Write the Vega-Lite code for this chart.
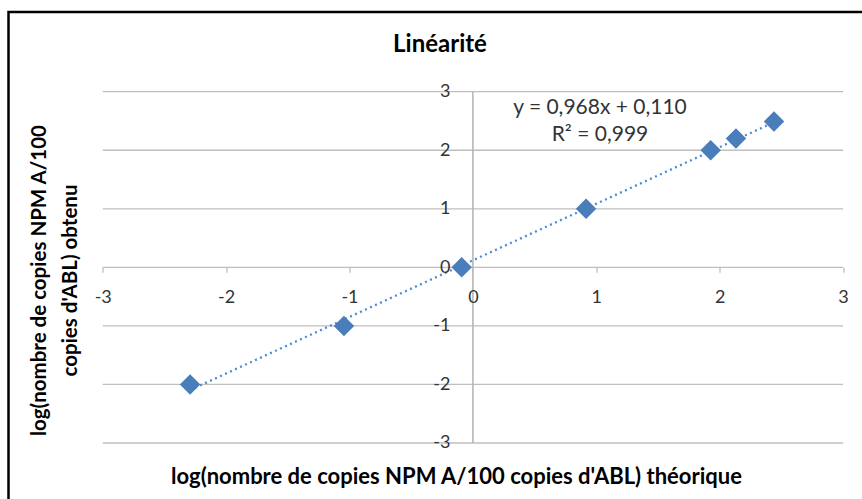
{
  "$schema": "https://vega.github.io/schema/vega-lite/v6.json",
  "width": 856,
  "height": 490,
  "autosize": {"type": "none"},
  "padding": {"left": 8.5, "top": 12, "right": -2.5, "bottom": -3},
  "background": "white",
  "config": {"view": {"stroke": "#000", "strokeWidth": 2.5}, "font": "Lato"},
  "title": {"text": "Linéarité", "fontSize": 24, "fontWeight": "bold", "font": "Lato", "color": "#000", "anchor": "middle", "frame": "group", "baseline": "middle", "offset": 0, "dx": 3.5, "dy": 57},
  "datasets": {
    "pts": [
      {"x": -2.292, "y": -2.0},
      {"x": -1.045, "y": -1.0},
      {"x": -0.091, "y": 0.0},
      {"x": 0.917, "y": 1.0},
      {"x": 1.927, "y": 2.0},
      {"x": 2.132, "y": 2.2},
      {"x": 2.44, "y": 2.49}
    ],
    "grid": [{"g": -3}, {"g": -2}, {"g": -1}, {"g": 0}, {"g": 1}, {"g": 2}, {"g": 3}],
    "eq": [
      {"label": "y = 0,968x + 0,110", "x": 1.03, "y": 2.72},
      {"label": "R² = 0,999", "x": 1.03, "y": 2.26}
    ]
  },
  "resolve": {"axis": {"x": "independent", "y": "independent"}},
  "layer": [
    {
      "data": {"name": "grid"},
      "mark": {"type": "rule", "color": "#bfbfbf", "strokeWidth": 1.3},
      "encoding": {
        "y": {"field": "g", "type": "quantitative", "scale": {"domain": [-4.008, 4.361], "nice": false, "zero": false}, "axis": null},
        "x": {"datum": -3, "type": "quantitative", "scale": {"domain": [-3.7634, 3.1736], "nice": false, "zero": false}, "axis": null},
        "x2": {"datum": 3}
      }
    },
    {
      "data": {"values": [{"v": 0}]},
      "mark": {"type": "rule", "color": "#b3b3b3", "strokeWidth": 1.5},
      "encoding": {
        "x": {"field": "v", "type": "quantitative", "scale": {"domain": [-3.7634, 3.1736], "nice": false, "zero": false}, "axis": null},
        "y": {"datum": -3, "type": "quantitative", "scale": {"domain": [-4.008, 4.361], "nice": false, "zero": false}, "axis": null},
        "y2": {"datum": 3}
      }
    },
    {
      "data": {"name": "pts"},
      "transform": [{"regression": "y", "on": "x"}],
      "mark": {"type": "line", "color": "#4F8BD0", "strokeWidth": 2.3, "strokeDash": [2, 3.5], "strokeCap": "butt"},
      "encoding": {
        "x": {"field": "x", "type": "quantitative", "scale": {"domain": [-3.7634, 3.1736], "nice": false, "zero": false}, "axis": null},
        "y": {"field": "y", "type": "quantitative", "scale": {"domain": [-4.008, 4.361], "nice": false, "zero": false}, "axis": null}
      }
    },
    {
      "data": {"name": "pts"},
      "mark": {"type": "point", "shape": "diamond", "filled": true, "size": 420, "color": "#4A7EBB", "opacity": 1},
      "encoding": {
        "x": {
          "field": "x", "type": "quantitative",
          "scale": {"domain": [-3.7634, 3.1736], "nice": false, "zero": false},
          "axis": {
            "orient": "bottom", "offset": -234.7, "values": [-3, -2, -1, 0, 1, 2, 3], "zindex": 1,
            "domain": false, "grid": false, "ticks": true, "tickSize": 5, "tickColor": "#bfbfbf", "tickWidth": 1.3,
            "labelFontSize": 18, "labelColor": "#333", "labelFont": "Lato", "labelPadding": 25, "labelBaseline": "middle",
            "labelFlush": false, "labelOverlap": false,
            "labelExpr": "datum.value < 0 ? '-' + abs(datum.value) : '' + datum.value",
            "title": "log(nombre de copies NPM A/100 copies d'ABL) théorique",
            "titleFontSize": 22, "titleFont": "Lato", "titleFontWeight": "bold", "titleColor": "#000",
            "titleX": 447.5, "titleY": 209, "titleBaseline": "middle", "titleAlign": "center"
          }
        },
        "y": {
          "field": "y", "type": "quantitative",
          "scale": {"domain": [-4.008, 4.361], "nice": false, "zero": false},
          "axis": {
            "orient": "left", "offset": -464.4, "values": [-3, -2, -1, 0, 1, 2, 3], "zindex": 1,
            "domain": false, "grid": false, "ticks": false,
            "labelFontSize": 18, "labelColor": "#333", "labelFont": "Lato", "labelPadding": 23, "labelBaseline": "middle",
            "labelFlush": false, "labelOverlap": false,
            "labelExpr": "datum.value < 0 ? '-' + abs(datum.value) : '' + datum.value",
            "title": ["log(nombre de copies NPM A/100", "copies d'ABL) obtenu"],
            "titleFontSize": 20.5, "titleFont": "Lato", "titleFontWeight": "bold", "titleColor": "#000",
            "titleX": -433, "titleY": 268, "titleAngle": -90, "titleBaseline": "middle", "titleAlign": "center", "titleLineHeight": 31
          }
        }
      }
    },
    {
      "data": {"name": "eq"},
      "mark": {"type": "text", "fontSize": 21, "font": "Lato", "color": "#333", "align": "center", "baseline": "middle"},
      "encoding": {
        "x": {"field": "x", "type": "quantitative", "scale": {"domain": [-3.7634, 3.1736], "nice": false, "zero": false}, "axis": null},
        "y": {"field": "y", "type": "quantitative", "scale": {"domain": [-4.008, 4.361], "nice": false, "zero": false}, "axis": null},
        "text": {"field": "label"}
      }
    }
  ]
}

:::

EXERCISE AIM
Except for the pictures, give all the material above again verbatim.

WRITTEN SOLUTION
Write the Vega-Lite code for this chart.
{
  "$schema": "https://vega.github.io/schema/vega-lite/v6.json",
  "width": 856,
  "height": 490,
  "autosize": {"type": "none"},
  "padding": {"left": 8.5, "top": 12, "right": -2.5, "bottom": -3},
  "background": "white",
  "config": {"view": {"stroke": "#000", "strokeWidth": 2.5}, "font": "Lato"},
  "title": {"text": "Linéarité", "fontSize": 24, "fontWeight": "bold", "font": "Lato", "color": "#000", "anchor": "middle", "frame": "group", "baseline": "middle", "offset": 0, "dx": 3.5, "dy": 57},
  "datasets": {
    "pts": [
      {"x": -2.292, "y": -2.0},
      {"x": -1.045, "y": -1.0},
      {"x": -0.091, "y": 0.0},
      {"x": 0.917, "y": 1.0},
      {"x": 1.927, "y": 2.0},
      {"x": 2.132, "y": 2.2},
      {"x": 2.44, "y": 2.49}
    ],
    "grid": [{"g": -3}, {"g": -2}, {"g": -1}, {"g": 0}, {"g": 1}, {"g": 2}, {"g": 3}],
    "eq": [
      {"label": "y = 0,968x + 0,110", "x": 1.03, "y": 2.72},
      {"label": "R² = 0,999", "x": 1.03, "y": 2.26}
    ]
  },
  "resolve": {"axis": {"x": "independent", "y": "independent"}},
  "layer": [
    {
      "data": {"name": "grid"},
      "mark": {"type": "rule", "color": "#bfbfbf", "strokeWidth": 1.3},
      "encoding": {
        "y": {"field": "g", "type": "quantitative", "scale": {"domain": [-4.008, 4.361], "nice": false, "zero": false}, "axis": null},
        "x": {"datum": -3, "type": "quantitative", "scale": {"domain": [-3.7634, 3.1736], "nice": false, "zero": false}, "axis": null},
        "x2": {"datum": 3}
      }
    },
    {
      "data": {"values": [{"v": 0}]},
      "mark": {"type": "rule", "color": "#b3b3b3", "strokeWidth": 1.5},
      "encoding": {
        "x": {"field": "v", "type": "quantitative", "scale": {"domain": [-3.7634, 3.1736], "nice": false, "zero": false}, "axis": null},
        "y": {"datum": -3, "type": "quantitative", "scale": {"domain": [-4.008, 4.361], "nice": false, "zero": false}, "axis": null},
        "y2": {"datum": 3}
      }
    },
    {
      "data": {"name": "pts"},
      "transform": [{"regression": "y", "on": "x"}],
      "mark": {"type": "line", "color": "#4F8BD0", "strokeWidth": 2.3, "strokeDash": [2, 3.5], "strokeCap": "butt"},
      "encoding": {
        "x": {"field": "x", "type": "quantitative", "scale": {"domain": [-3.7634, 3.1736], "nice": false, "zero": false}, "axis": null},
        "y": {"field": "y", "type": "quantitative", "scale": {"domain": [-4.008, 4.361], "nice": false, "zero": false}, "axis": null}
      }
    },
    {
      "data": {"name": "pts"},
      "mark": {"type": "point", "shape": "diamond", "filled": true, "size": 420, "color": "#4A7EBB", "opacity": 1},
      "encoding": {
        "x": {
          "field": "x", "type": "quantitative",
          "scale": {"domain": [-3.7634, 3.1736], "nice": false, "zero": false},
          "axis": {
            "orient": "bottom", "offset": -234.7, "values": [-3, -2, -1, 0, 1, 2, 3], "zindex": 1,
            "domain": false, "grid": false, "ticks": true, "tickSize": 5, "tickColor": "#bfbfbf", "tickWidth": 1.3,
            "labelFontSize": 18, "labelColor": "#333", "labelFont": "Lato", "labelPadding": 25, "labelBaseline": "middle",
            "labelFlush": false, "labelOverlap": false,
            "labelExpr": "datum.value < 0 ? '-' + abs(datum.value) : '' + datum.value",
            "title": "log(nombre de copies NPM A/100 copies d'ABL) théorique",
            "titleFontSize": 22, "titleFont": "Lato", "titleFontWeight": "bold", "titleColor": "#000",
            "titleX": 447.5, "titleY": 209, "titleBaseline": "middle", "titleAlign": "center"
          }
        },
        "y": {
          "field": "y", "type": "quantitative",
          "scale": {"domain": [-4.008, 4.361], "nice": false, "zero": false},
          "axis": {
            "orient": "left", "offset": -464.4, "values": [-3, -2, -1, 0, 1, 2, 3], "zindex": 1,
            "domain": false, "grid": false, "ticks": false,
            "labelFontSize": 18, "labelColor": "#333", "labelFont": "Lato", "labelPadding": 23, "labelBaseline": "middle",
            "labelFlush": false, "labelOverlap": false,
            "labelExpr": "datum.value < 0 ? '-' + abs(datum.value) : '' + datum.value",
            "title": ["log(nombre de copies NPM A/100", "copies d'ABL) obtenu"],
            "titleFontSize": 20.5, "titleFont": "Lato", "titleFontWeight": "bold", "titleColor": "#000",
            "titleX": -433, "titleY": 268, "titleAngle": -90, "titleBaseline": "middle", "titleAlign": "center", "titleLineHeight": 31
          }
        }
      }
    },
    {
      "data": {"name": "eq"},
      "mark": {"type": "text", "fontSize": 21, "font": "Lato", "color": "#333", "align": "center", "baseline": "middle"},
      "encoding": {
        "x": {"field": "x", "type": "quantitative", "scale": {"domain": [-3.7634, 3.1736], "nice": false, "zero": false}, "axis": null},
        "y": {"field": "y", "type": "quantitative", "scale": {"domain": [-4.008, 4.361], "nice": false, "zero": false}, "axis": null},
        "text": {"field": "label"}
      }
    }
  ]
}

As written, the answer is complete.